Lessons Learned Starting and Selling my First Business

In the Spring 2011, I found myself at a crossroads. I had recently closed the doors on a 4 month part-time mobile app project; our team decided to go our separate ways. I had caught the entrepreneurial bug, but had no clear path to take next.

I was determined to start my own company and I set the following criteria:

  • I would continue working with early-stage technology companies
  • rely on my existing skills
  • Be the sole owner

Not being technical, I instead fell back on my online marketing skills I had developed while building the web presence at a previous job and working with the previous mentioned mobile app project. Thus, Face The Buzz, with the mission to help early stage startups acquire customers through online marketing efforts, was born.

I wish I could say I was so overwhelming confident in my abilities that I knew it would be successful. The truth is that starting my own company was as much about seeing if I could actually do it than anything else.

Simple things – simple when looking back with the lens of experience! – such as how to incorporate the business (LLC vs Corp) and open the correct bank accounts were all learning experiences. It was exciting and scary.

Throughout owning Face the Buzz I had successes and failures. More than anything, I take away the experience of it all. It has provided an incredible foundation to grow my career. Here are the three biggest lessons I learned:

Selling Business Lessons

Expertise is Relative

In all industries there are those few people who are recognized as leaders at the peak of achievement. Especially in Internet related businesses you see these people rise up and gain massive followings. I am not one of those people and I initially fell into a trap I see repeated by others:

“I’m not the guru in field XYZ, so why would people buy from me.”

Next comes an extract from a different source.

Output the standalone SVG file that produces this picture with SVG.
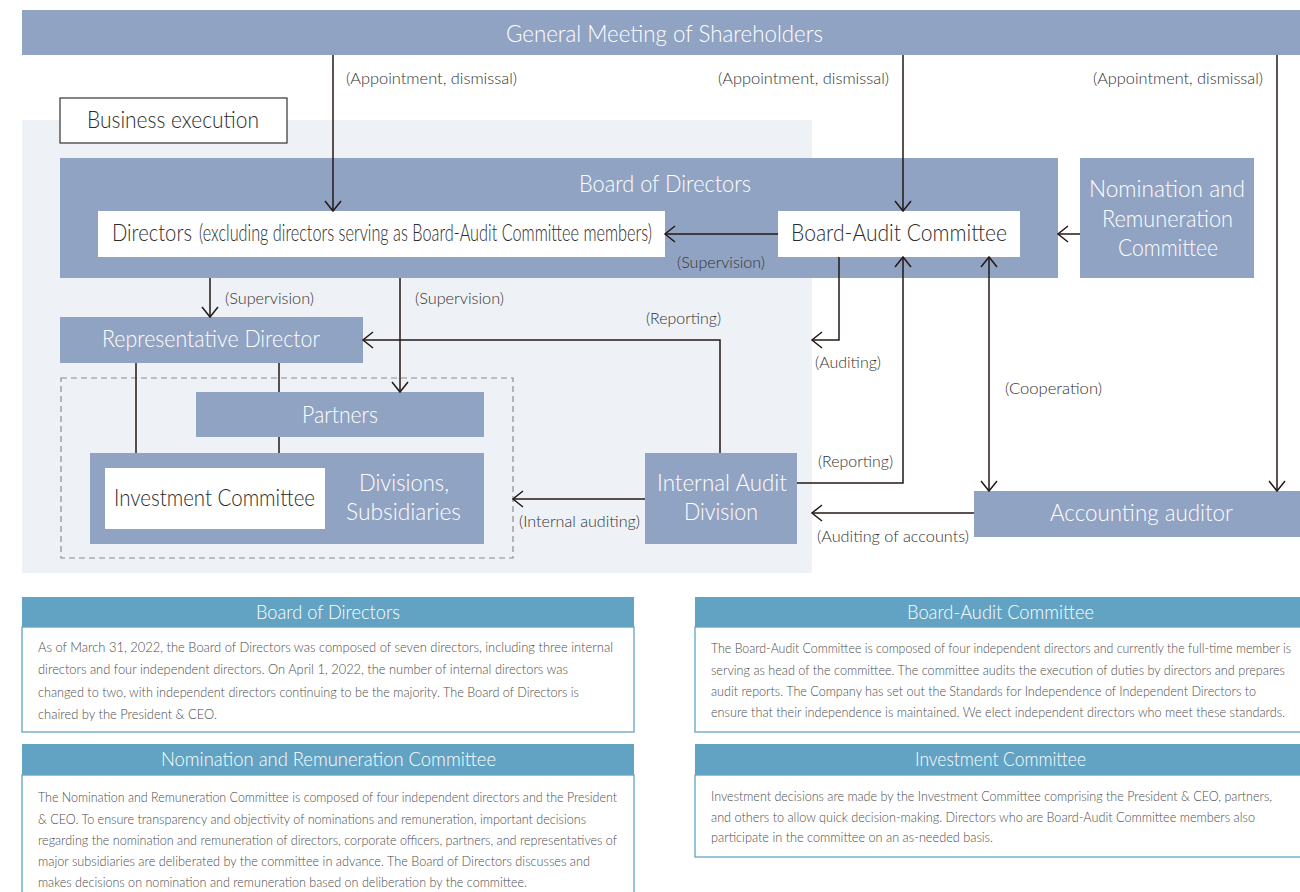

I carried these doubts in my head, especially walking into my first face-to-face sales meeting. However, as I eased into this conversation to provide services to an early stage biotech software company, I realized that I didn’t have to be at the uppermost echelon of the my industry to be of value to this company; I just had to be the expert in the room and I could be very valuable to this organization.

The same is true for anyone. Expertise is relative. You’ll always find someone with more knowledge/skill than you in your field and people with whom you have more expertise. As a result, you can’t ever let these thoughts of doubt deter you, it’s a non-issue.

Sales Above All Else

Providing a valuable service or product is important. Serving your customers is important. But, generating business through whatever sales channel you can is of paramount importance. Without it, your business will never have the wings to lift of.

Further, sales falls squarely on the owner’s shoulders. That fact is missed by many, especially technical owners. You have to be the one who cracks the customer acquisition code for your business. It’s not sufficient to build the product and believe you can hand that duty off by hiring the right person.

If you don’t want to do sales long-term, you should make the first few sales, then find the person who can take it over and run wild with sales. If the prospect of sales sends you running under your bed sheets, plan according and start with a customer-acquisition-driven founder who will be as invested in the company’s success as you.

Handling sole responsibility for sales greatly increased my interest in learning sales processes and respect for masterful salespeople.

Services Businesses are Hard

Face the Buzz focused exclusively on providing a service (as opposed to a product) to our customers. When I started out, I was doing it all. As I grew, I brought on others to help provide the services.

This growth was exciting but also meant that I was removed from providing service to clients, and instead focused only on sales, managing people, process, and operations. I quickly realized that services businesses scale linearly, not exponentially, and that I would be more and more involved with running a business than interacting with customers.

The Future

These realizations are what turned my eye back towards software businesses. Fortunately, I found two young women who shared many of my ambitions for the business. These two have acquired the company and running full steam ahead with it. They’ve given the brand a facelift and I’m excited to watch their future successes.

Face The Buzz was incredibly rewarding, provided the means to take 18 weeks away from employment to learn to code, and reinvigorated my passion for software businesses. I am forever grateful for the experience and the customers I had the opportunity to work with.

Photo image courtesy of Antoine Beauvillain

  • Sarah Elkins

    Good post, Andrew, with interesting insights. That first lesson has been a big one for me, too.

    • http://andrewkkirk.com/ Andrew K Kirk

      Confidence is tough to ‘learn’ but experiences where you push yourself help you realize that you can be an expert in the room.

      Thanks Sarah for the kind words.

  • mmoore500

    Great post and timely. I had a discussion today about the importance of making the sale above all else. Always nice to get some confirmation.